Design of temperature switch

Design of temperature switch

Hi, currently I'm in a bind. I'm trying to make a temperature switch which can be used to turn off power to an oven. As I'm on a budget, I can't go for sophisticated stuff. I measured the potential difference of a thermocouple but since it's in mV. I can't do much with it to trigger a relay. Are there any suggestions as to how to go about it? A link as to how to do it will be very helpful.

Thanks and regards

RE: Design of temperature switch

Why not simply fix the oven?  It should already come with a thermocouple switch that uses a bimetallic temperature sensor that cnotrols a gas valve.  

If not, you can certainly buy one from an oven parts supplier.  This solution requires no circuitry and no electrical power.


RE: Design of temperature switch

I get the point about the oven. The problem is that this so called oven doesn't have any temperature control switch. It's not really an oven but it does look like one.
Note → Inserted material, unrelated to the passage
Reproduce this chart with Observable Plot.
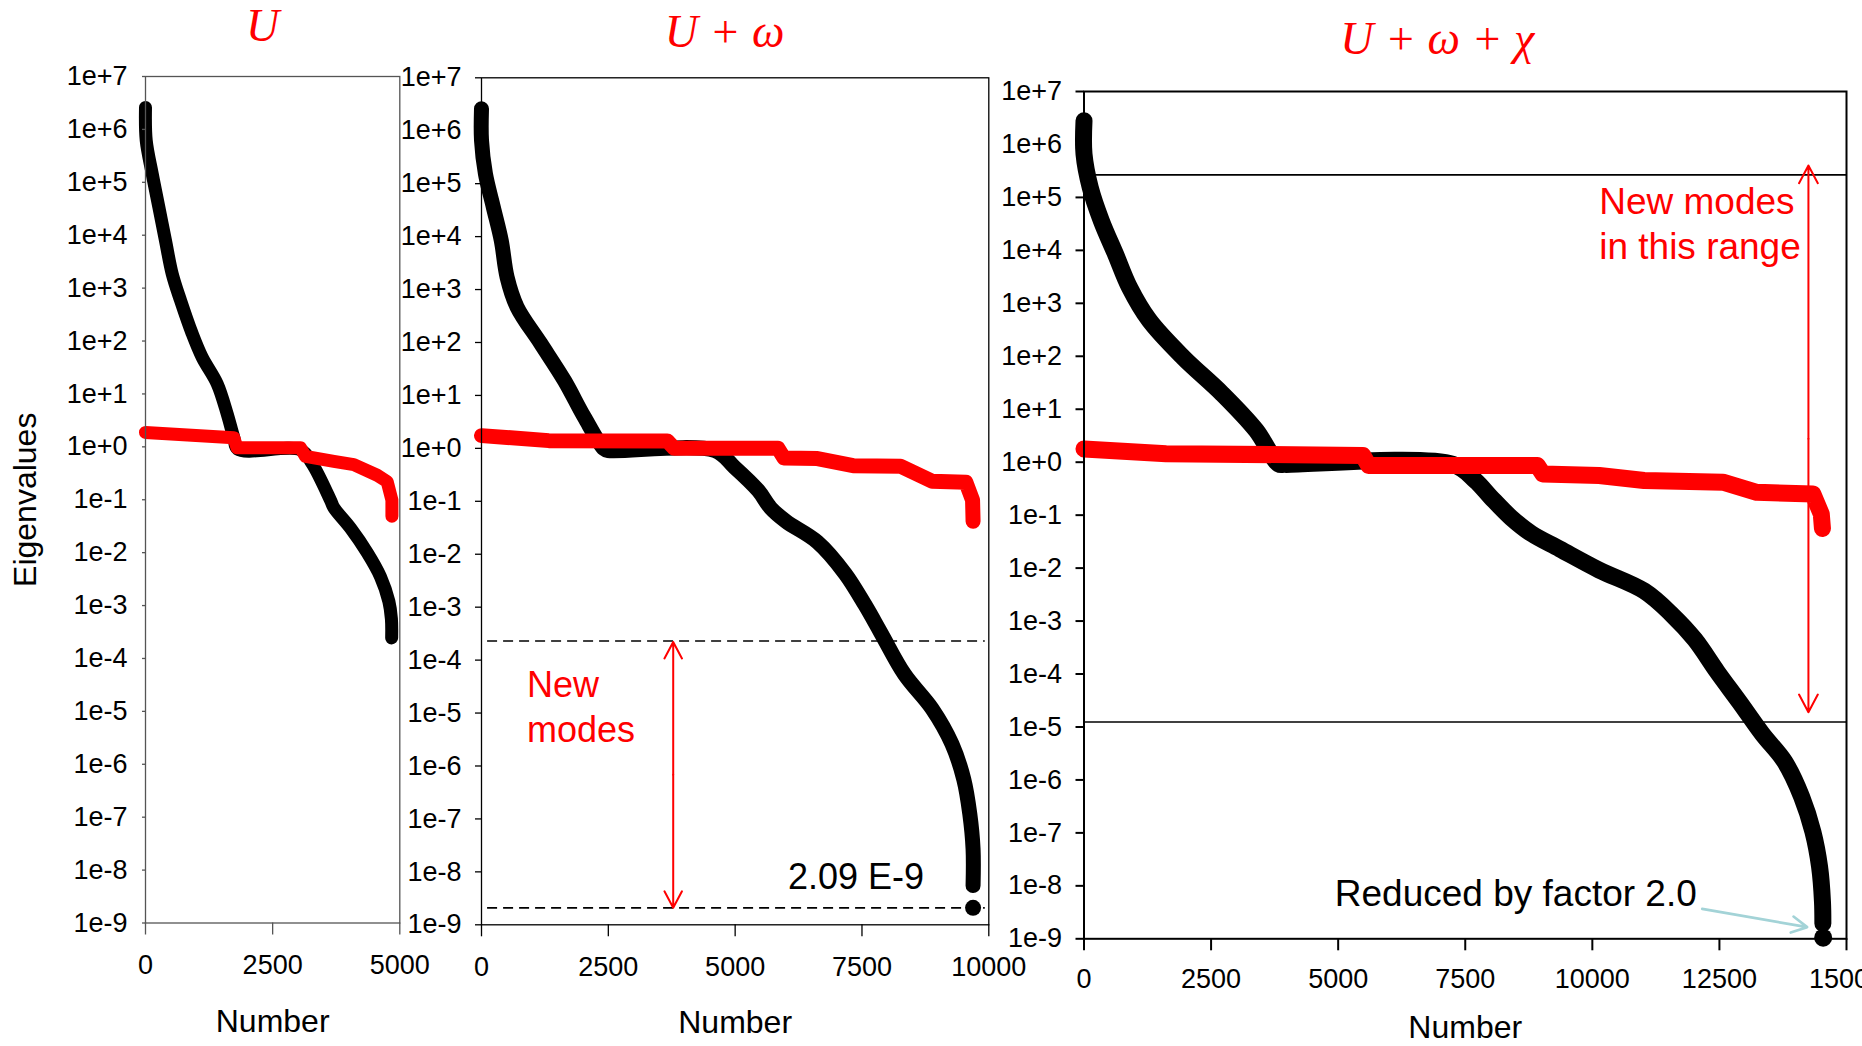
<!DOCTYPE html>
<html><head><meta charset="utf-8">
<script src="https://cdn.jsdelivr.net/npm/d3@7"></script>
<script src="https://cdn.jsdelivr.net/npm/@observablehq/plot@0.6"></script>
<style>
html,body{margin:0;padding:0;background:#fff;overflow:hidden;}
#wrap{position:relative;width:1862px;height:1046px;overflow:hidden;background:#fff;}
</style></head><body><div id="wrap"></div>
<script>
// ---------- data ----------
const yTickValues = [1e7,1e6,1e5,1e4,1e3,1e2,1e1,1e0,1e-1,1e-2,1e-3,1e-4,1e-5,1e-6,1e-7,1e-8,1e-9];
const yTickLabels = ["1e+7","1e+6","1e+5","1e+4","1e+3","1e+2","1e+1","1e+0","1e-1","1e-2","1e-3","1e-4","1e-5","1e-6","1e-7","1e-8","1e-9"];
const xTicksU = [0, 2500, 5000];
const xTicksUW = [0, 2500, 5000, 7500, 10000];
const xTicksUWX = [0, 2500, 5000, 7500, 10000, 12500, 15000];
const panelTitles = ["U", "U + ω", "U + ω + χ"];
const xLabel = "Number";
const yLabel = "Eigenvalues";

// Panel U
const uBlackX = [0, 14, 132, 262, 393, 525, 688, 918, 1115, 1410, 1606, 1736, 1815, 3050, 3278, 3638, 3703, 4031, 4359, 4621, 4785, 4835, 4840];
const uBlackY = [2.6e6, 6.2e5, 1.45e5, 3.4e4, 7.9e3, 1.86e3, 590, 138, 49, 15.5, 4.2, 1.5, 0.9, 0.88, 0.48, 0.098, 0.071, 0.029, 0.010, 0.0035, 0.0012, 5.6e-4, 2.45e-4];
const uRedX = [0, 1736, 1800, 3047, 3146, 3703, 4096, 4556, 4752, 4845, 4845];
const uRedY = [1.87, 1.48, 0.96, 0.96, 0.66, 0.53, 0.46, 0.29, 0.22, 0.098, 0.049];

// Panel U + omega
const uwBlackX = [0, 0, 77, 233, 389, 505, 700, 1169, 1636, 2026, 2415, 2500, 4597, 4987, 5454, 5700, 6000, 6623, 7169, 7560, 7871, 8338, 8884, 9274, 9507, 9625, 9690, 9690];
const uwBlackY = [2.6e6, 6.6e5, 1.55e5, 3.6e4, 8.5e3, 1.7e3, 470, 95, 19, 3.9, 0.98, 0.91, 0.91, 0.44, 0.16, 0.075, 0.042, 0.017, 0.0043, 0.0011, 3.3e-4, 5.4e-5, 1.2e-5, 2.6e-6, 5.6e-7, 1.25e-7, 2.7e-8, 5.5e-9];
const uwRedX = [0, 1325, 3663, 3800, 5845, 5961, 6623, 7325, 8261, 8884, 9547, 9680, 9690];
const uwRedY = [1.74, 1.4, 1.38, 1.0, 1.0, 0.66, 0.64, 0.47, 0.46, 0.24, 0.23, 0.105, 0.042];
const uwLastX = [9690];
const uwLastY = [2.09e-9];
const uwDashedY = [2.3e-4, 2.09e-9];
const uwDashedX = [120, 9930];
const uwArrowX = 3779, uwArrowTop = 2.2e-4, uwArrowBottom = 2.1e-9;

// Panel U + omega + chi
const uwxBlackX = [0, 0, 122, 342, 620, 895, 1283, 1948, 2721, 3386, 3828, 3950, 7257, 7700, 8000, 8400, 8800, 9360, 10135, 11020, 11573, 12016, 12458, 12901, 13343, 13786, 14118, 14339, 14470, 14527, 14535];
const uwxBlackY = [2.8e6, 6.6e5, 1.55e5, 3.6e4, 8.5e3, 2.0e3, 480, 96, 19.5, 4.0, 0.93, 0.91, 0.91, 0.45, 0.22, 0.09, 0.045, 0.023, 0.0092, 0.0037, 0.0013, 4.5e-4, 1.1e-4, 2.9e-5, 7.4e-6, 2.2e-6, 4.8e-7, 1.05e-7, 2.3e-8, 5.1e-9, 1.95e-9];
const uwxRedX = [0, 1615, 5486, 5598, 8917, 9027, 10135, 11020, 12569, 13233, 14339, 14504, 14527];
const uwxRedY = [1.78, 1.45, 1.34, 0.87, 0.87, 0.60, 0.56, 0.45, 0.42, 0.27, 0.25, 0.105, 0.056];
const uwxLastX = [14541];
const uwxLastY = [1.05e-9];
const uwxLinesY = [2.67e5, 1.24e-5];
const uwxArrowX = 14251, uwxArrowTop = 4.0e5, uwxArrowBottom = 1.9e-5;
const uwxPointer = {x1: 12161, y1: 3.67e-9, x2: 14227, y2: 1.66e-9};

// annotations (data coordinates)
const uwNote = {text: "New\nmodes", x: 895, y: 2.78e-6};
const uwValue = {text: "2.09 E-9", x: 6040, y: 4.7e-9};
const uwxNote = {text: "New modes\nin this range", x: 10135, y: 7.0e3};
const uwxReduced = {text: "Reduced by factor 2.0", x: 4934, y: 4.1e-9};

// ---------- drawing ----------
const W = 1862, H = 1046;
const SANS = "'Liberation Sans', Arial, Helvetica, sans-serif";
const SERIF = "'Liberation Serif', 'Times New Roman', serif";
const RED = "#ff0000";
const yFmt = d => {
  const i = yTickValues.findIndex(v => Math.abs(Math.log10(v) - Math.log10(d)) < 1e-6);
  return i >= 0 ? yTickLabels[i] : "";
};
const seq = n => Array.from({length: n}, (_, i) => i);

function panel(o) {
  const marks = [
    ...(o.under || []),
    Plot.line(seq(o.bx.length), {x: o.bx, y: o.by, stroke: "#000", strokeWidth: o.sw, strokeLinecap: "round", strokeLinejoin: "round", curve: "catmull-rom"}),
    ...(o.lastX ? [Plot.dot(seq(o.lastX.length), {x: o.lastX, y: o.lastY, r: o.sw / 2 + 0.5, fill: "#000", stroke: "none"})] : []),
    Plot.line(seq(o.rx.length), {x: o.rx, y: o.ry, stroke: RED, strokeWidth: o.sw, strokeLinecap: "round", strokeLinejoin: "round", curve: "linear"}),
    Plot.frame({stroke: o.frameColor, strokeWidth: o.frameWidth}),
    Plot.axisY({ticks: yTickValues, tickFormat: yFmt, tickSize: o.yTickSize, tickPadding: o.yTickPadding, fontSize: 27, label: null, stroke: o.frameColor, strokeWidth: o.frameWidth}),
    Plot.axisX({ticks: o.xTicks, tickFormat: d => String(d), tickSize: 12, tickPadding: o.xTickPadding, fontSize: 27, label: null, stroke: o.frameColor, strokeWidth: o.frameWidth}),
    Plot.text([o.title], {frameAnchor: "top", dx: o.titleDx, dy: o.titleDy, lineAnchor: "bottom", textAnchor: "middle", fontFamily: SERIF, fontStyle: "italic", fontSize: 46, fill: RED}),
    Plot.text([xLabel], {frameAnchor: "bottom", dy: o.xLabelDy, lineAnchor: "bottom", textAnchor: "middle", fontSize: 32, fill: "#000"}),
    ...(o.over || [])
  ];
  const svg = Plot.plot({
    width: W, height: H,
    marginLeft: o.m[0], marginRight: o.m[1], marginTop: o.m[2], marginBottom: o.m[3],
    x: {domain: o.xDomain, label: null},
    y: {type: "log", domain: [1e-9, 1e7], label: null},
    style: {position: "absolute", left: "0px", top: "0px", background: "transparent", fontFamily: SANS, fontSize: "27px", color: "#000", overflow: "hidden", maxWidth: "none"},
    marks
  });
  document.getElementById("wrap").appendChild(svg);
}

// Panel 1: U
panel({
  xDomain: [0, 5000], xTicks: xTicksU, m: [145, W - 399.3, 76, H - 922.5],
  bx: uBlackX, by: uBlackY, rx: uRedX, ry: uRedY, sw: 13,
  frameColor: "#555", frameWidth: 1.3, yTickSize: 3, yTickPadding: 15, xTickPadding: 20,
  title: panelTitles[0], titleDx: -10, titleDy: -36, xLabelDy: 108.5,
  over: [
    Plot.text([yLabel], {frameAnchor: "left", dx: -120, rotate: -90, lineAnchor: "middle", textAnchor: "middle", fontSize: 32, fill: "#000"})
  ]
});

// Panel 2: U + omega
const uwMid = Math.sqrt(uwArrowTop * uwArrowBottom);
panel({
  xDomain: [0, 10000], xTicks: xTicksUW, m: [481, W - 988.3, 77.3, H - 924.3],
  bx: uwBlackX, by: uwBlackY, rx: uwRedX, ry: uwRedY, sw: 15, lastX: uwLastX, lastY: uwLastY,
  frameColor: "#000", frameWidth: 1.3, yTickSize: 6, yTickPadding: 14, xTickPadding: 20,
  title: panelTitles[1], titleDx: -10.5, titleDy: -30.6, xLabelDy: 108.4,
  under: [
    Plot.ruleY(uwDashedY, {y: d => d, x1: uwDashedX[0], x2: uwDashedX[1], stroke: "#000", strokeWidth: 1.6, strokeDasharray: "10,6"})
  ],
  over: [
    Plot.arrow([0], {x1: uwArrowX, y1: uwMid, x2: uwArrowX, y2: uwArrowTop, stroke: RED, strokeWidth: 2, headLength: 14, headAngle: 56}),
    Plot.arrow([0], {x1: uwArrowX, y1: uwMid, x2: uwArrowX, y2: uwArrowBottom, stroke: RED, strokeWidth: 2, headLength: 14, headAngle: 56}),
    Plot.text([uwNote], {x: "x", y: "y", text: "text", textAnchor: "start", lineAnchor: "bottom", lineHeight: 1.26, fontSize: 36, fill: RED}),
    Plot.text([uwValue], {x: "x", y: "y", text: "text", textAnchor: "start", lineAnchor: "bottom", fontSize: 36, fill: "#000"})
  ]
});

// Panel 3: U + omega + chi
const uwxMid = Math.sqrt(uwxArrowTop * uwxArrowBottom);
panel({
  xDomain: [0, 15000], xTicks: xTicksUWX, m: [1083.5, W - 1846, 91, H - 938.3],
  bx: uwxBlackX, by: uwxBlackY, rx: uwxRedX, ry: uwxRedY, sw: 17, lastX: uwxLastX, lastY: uwxLastY,
  frameColor: "#000", frameWidth: 2, yTickSize: 8, yTickPadding: 14, xTickPadding: 18,
  title: panelTitles[2], titleDx: -28, titleDy: -37.7, xLabelDy: 99,
  under: [
    Plot.ruleY(uwxLinesY, {y: d => d, stroke: "#000", strokeWidth: 1.6})
  ],
  over: [
    Plot.arrow([0], {x1: uwxArrowX, y1: uwxMid, x2: uwxArrowX, y2: uwxArrowTop, stroke: RED, strokeWidth: 2, headLength: 15, headAngle: 56}),
    Plot.arrow([0], {x1: uwxArrowX, y1: uwxMid, x2: uwxArrowX, y2: uwxArrowBottom, stroke: RED, strokeWidth: 2, headLength: 15, headAngle: 56}),
    Plot.arrow([uwxPointer], {x1: "x1", y1: "y1", x2: "x2", y2: "y2", stroke: "#a3d3d7", strokeWidth: 2.6, headLength: 10, headAngle: 56}),
    Plot.text([uwxNote], {x: "x", y: "y", text: "text", textAnchor: "start", lineAnchor: "bottom", lineHeight: 1.21, fontSize: 37, fill: RED}),
    Plot.text([uwxReduced], {x: "x", y: "y", text: "text", textAnchor: "start", lineAnchor: "bottom", fontSize: 37, fill: "#000"})
  ]
});
</script></body></html>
It's more like a barbeque pit. What I'm doing here is to sense the temperature and cut off the air supply to it, thus extinguishing the fire. The mechanical aspect of this personal project is very easy but since I'm not an electronic/electrical engineer, I have no idea of how to wire the thermocouple with so little current to a relay to cause the switching. And to enable the system to close the air vent shutters.

RE: Design of temperature switch

Nonetheless, iw would seem significantly easier to use existing commercial parts rather than trying to develop:

an amplifier circuit
a thresholding circuit
a relay driver
an air supply turnoff
power routing
power conditioning

Every single water heater, oven uses only thermomechanical parts. A water heater uses thermomechanical switches to turn on/off the gas supply.


RE: Design of temperature switch

IRSTUFF: The bimetal is two longitudinally welded different
metal strips, which bends if temp.changes-- i.e. mechanical.

Termocouple is two different wires welded at a single point.
Heated gives a few milliV. Needs icepoint reference and amplifier.